I took my mother home that weekend knowing it risky. She was doing her best to accept the rest home. “You know I’m not a complainer,” she told me regularly, but her eyes told the whole story. She would never adjust. She could not remember anyone there. She was the literal stranger in a strange land.

Her first morning home, my mother smiled at me. “You won’t believe this,” she said, “but I’m not going to mind going back.”

“How come,Mom?” I asked.

“I don’t know”, she chuckled, “But we probably shouldn’t question it.”

And indeed, she didn’t mind going back. She spent two days sipping tea at her kitchen table. She had coffee cake with Dottie and hugged Marie for the first time ever, and she continued to tell JB and me where to find things. For these two days my mother ruled the universe.

Then she returned to her furnished room and settled in. She started playing solitaire again. She asked me to order cable TV. She read the newspaper. She complimented the food.

“Mom,” I said, “How come you’re happier since we went to your house?”
She looked confused. “I don’t normally complain do I?” she said.
A few days later I asked my mother if she remembered going home.

“Not really,” she smiled, "but I think I enjoyed it.”

Yes, Mom, you did. If you want we’ll do it again in a few months.”

“We’ll see,” she said, shrugging her shoulders. “It’s kind of a long ride, isn’t it?”


  1. Gulp, this really made my eyes water. What wonderful memories to cherish- for you- till you forget them too...Wish I had such good memories of my mom, alas no!

  2. Kj, Beautiful post. You and your mom seem to have weathered all of this very well, I hope we can all be so lucky :-). Kisses to your mom. xoxo

  3. joss, thank you very much. our times were not always good, but we have had the luxury of forgiveness. i am forever grateful for that.
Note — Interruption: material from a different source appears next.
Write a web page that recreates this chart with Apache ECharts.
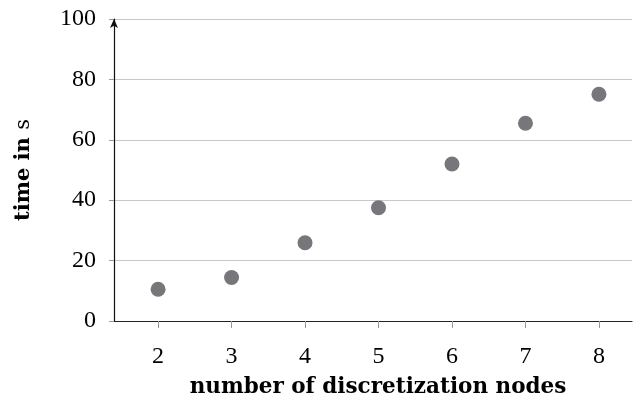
<!DOCTYPE html>
<html><head><meta charset="utf-8">
<script src="https://cdn.jsdelivr.net/npm/echarts@6/dist/echarts.min.js"></script>
<style>html,body{margin:0;padding:0;background:#fff}#c{width:633px;height:398px}</style>
</head><body><div id="c"></div>
<script>
const nodes = [2, 3, 4, 5, 6, 7, 8];
const timeSeconds = [10.5, 14.4, 25.9, 37.5, 52.0, 65.5, 75.1];
const xTicks = [2, 3, 4, 5, 6, 7, 8];
const yTicks = [0, 20, 40, 60, 80, 100];

const font = '"Liberation Serif", serif';
const nameFont = '"DejaVu Serif", serif';
const chart = echarts.init(document.getElementById('c'));
chart.setOption({
  animation: false,
  grid: { left: 114, right: 1, top: 19, bottom: 77, containLabel: false, outerBoundsMode: 'none' },
  xAxis: {
    type: 'value', min: 1.4, max: 8.45,
    name: 'number of discretization nodes', nameLocation: 'middle', nameGap: 55,
    nameTextStyle: { fontFamily: nameFont, fontWeight: 'bold', fontSize: 21.5, color: '#000', padding: [0, 0, 0, 10] },
    axisLine: { show: true, lineStyle: { color: '#222', width: 1.2 } },
    axisTick: { show: true, length: 7, lineStyle: { color: '#999' }, customValues: xTicks },
    axisLabel: { fontFamily: font, fontSize: 24, color: '#000', margin: 24, customValues: xTicks },
    splitLine: { show: false }
  },
  yAxis: {
    type: 'value', min: 0, max: 100, interval: 20,
    name: '{b|time in }{r|s}', nameLocation: 'middle', nameGap: 80, nameRotate: 90,
    nameTextStyle: { rich: {
      b: { fontFamily: nameFont, fontWeight: 'bold', fontSize: 21, color: '#000' },
      r: { fontFamily: nameFont, fontSize: 21, color: '#000' } } },
    axisLine: { show: true, symbol: ['none', 'arrow'], symbolSize: [6, 9], symbolOffset: [0, 0], lineStyle: { color: '#111', width: 1.2 } },
    axisTick: { show: true, length: 5, lineStyle: { color: '#999' } },
    axisLabel: { fontFamily: font, fontSize: 24, color: '#000', margin: 18,
      customValues: yTicks },
    splitLine: { show: true, lineStyle: { color: '#c8c8c8', width: 1 } }
  },
  series: [{
    type: 'scatter',
    data: nodes.map((n, i) => [n, timeSeconds[i]]),
    symbolSize: 15,
    itemStyle: { color: '#77777b', opacity: 1 }
  }]
});
</script></body></html>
    annie, thank you very much also. yes, we weathered. that is a good word. and now, i know my Mom is winding down. i am both grateful and sad.

  4. Winding down. Feeling both grateful and sad. I feel this within myself in small degrees. I see it largely in my parents....wonder at the line between tick-tock. Beautifully written!

  5. god bless you, kj. that is the ultimate gift you can give an aging parent - time, attention, and helping them accomplish something they cannot do on their own. your mom is blessed to have you as a daughter. you are blessed to have each other.

    the most beautiful mother's day story i have read.


  6. just wanted to tell u.. ur post made me smile a lot.. it was a sweet post.. very well written..

  7. What wonderful memories, kj. I was completely drawn in; I wish I could meet your mom. She sounds to me like an elegant refined woman...

    It amazes me how the aged can suddenly come back to today and make it seem like no time at all has passed.

    This was beautifully written, dear kj, lovely post!

  8. A beautiful post....from the heart!

    Like all Mums and Daughters, you have had your ups and downs.....but, what really counts is how you both are NOW....together. You love your Mum...and she loves you. I know -saw it in both of your eyes! Nothing can ever take that away.


    ♥ Robin ♥

  9. Your Mom is a treasure, kj!! I loved reading this post. I hope once day you will write a big, fat book about her!xx

  10. Your mother sounds like such a dear woman.
    Thank you for writing this.
    I feel like I know her now.
    Happy Mother's day to you and to her.

  11. I, too, had a lump in my throat...not from sadness but for the love that shone through in your post.